Money
Rupee hits record low at Rs150.24 per dollar amid global turmoil
Peg to weakening Indian currency and strong US dollar raise inflation risks, threaten remittances and imports.Krishana Prasain
The Nepali rupee plunged to an all-time low, with Nepal’s central bank fixing the exchange rate at Rs150.24 per US dollar on Saturday.
The currency depreciated by Rs1.72 against the dollar in a single day, largely due to the weakening of the Indian rupee, to which Nepal’s currency is pegged. Any fluctuation in the Indian currency directly affects the Nepali rupee under the fixed exchange rate system.
A year ago, the Nepali rupee traded at around Rs137.86 per dollar. The greenback has since strengthened sharply, driven by global uncertainties, including escalating tensions in West Asia and the Middle East, as well as relatively strong economic performance in the United States.
According to international reports, high US interest rates and safe-haven demand during geopolitical conflicts have boosted the dollar. Higher yields continue to attract foreign investment, further strengthening the currency.
The Indian rupee has also fallen to a record low of around INR93 per dollar, amid concerns that prolonged conflict in the Middle East could push up oil prices and widen India’s import bill, Indian media reported.
Experts warn that Nepal, an import-driven economy, could face a sharp rise in inflation due to the strengthening dollar, as most global commodities are priced in the US currency.
Essential imports such as petroleum products, edible oil and food items are likely to become more expensive.
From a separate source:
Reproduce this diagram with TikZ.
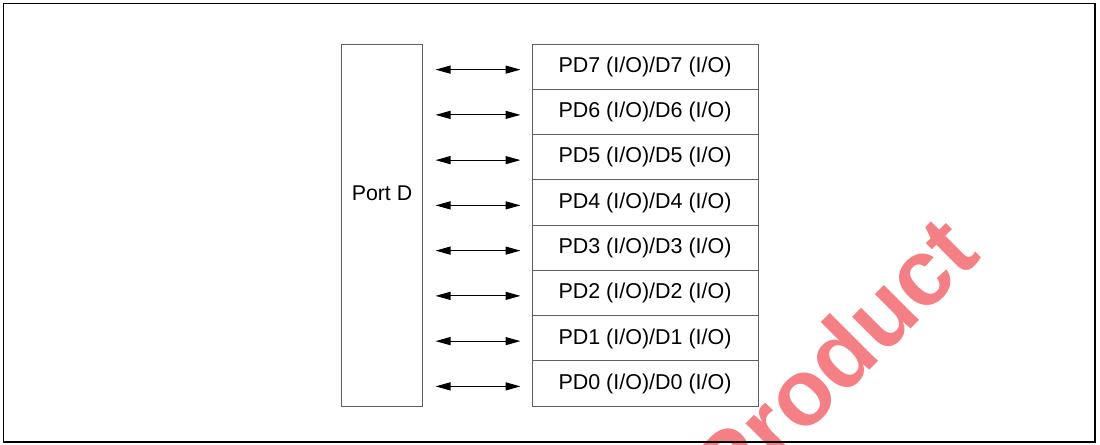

Agricultural inputs like chemical fertiliser could also see significant price increases, adding pressure to the farming sector.
“In a country where the trade deficit is about 25 percent of the GDP, exports remain weak and remittances could decline due to tensions in the Middle East, a strong dollar will negatively impact the economy,” said Nara Bahadur Thapa, former executive director of Nepal Rastra Bank.
He warned that a weakening currency in a low-production economy would raise the cost of production and hit livelihoods. “Costs will rise across the board—from transportation and construction to education and healthcare—making life more expensive for ordinary people,” he said.
Nepal’s heavy reliance on remittances also makes it vulnerable. Around 40 percent of Nepali migrant workers are employed in the Middle East, and any economic slowdown in the region could significantly affect remittance inflows.
A decline in remittances would in turn weaken foreign exchange reserves and reduce Nepal’s bargaining capacity with international lenders and institutions, experts said.
According to a recent International Labour Organisation (ILO) report, Nepal could lose around 132,000 jobs—about half held by women—and incur nearly $1 billion in economic losses over five years after exiting the Least Developed Country (LDC) category in November 2026. Export losses are estimated at 2.5 percent to 4.3 percent, depending on markets and products.
“With intensifying conflict in West Asia and the Middle East and the US Federal Reserve maintaining high interest rates, foreign investors in India have started pulling out funds in recent days,” Thapa said.
Nepal is already seeing early signs of pressure. Although year-on-year consumer price inflation stood at 3.25 percent in mid-February—down from 4.16 percent a year ago—analysts say the weakening currency could reverse the trend.
Food and beverage inflation stood at 2.50 percent, while non-food and service inflation was 3.66 percent during the review period.
Guru Prasad Paudel, spokesperson for Nepal Rastra Bank, said the depreciation would primarily hurt Nepal’s import-based economy.
“Import costs will rise, putting pressure on foreign exchange reserves. External borrowing will also become more expensive, especially as foreign loans are equivalent to around 23 percent of the GDP,” he said.
Petroleum imports, which typically account for 15–18 percent of total imports, are expected to exert further pressure as global fuel prices rise. This could worsen the balance of payments and add to inflationary stress, Paudel said.
Nepal’s gross foreign exchange reserves stood at Rs3.3 trillion in the first seven months of the current fiscal year ending mid-February, sufficient to cover imports of goods and services for about 18 months, according to the central bank.
Experts say the dollar could strengthen further amid ongoing geopolitical uncertainty and rising oil prices.
“If the Reserve Bank of India intervenes, it could help stabilise the currency. Otherwise, the Indian rupee—and consequently the Nepali rupee—may weaken further,” Paudel said.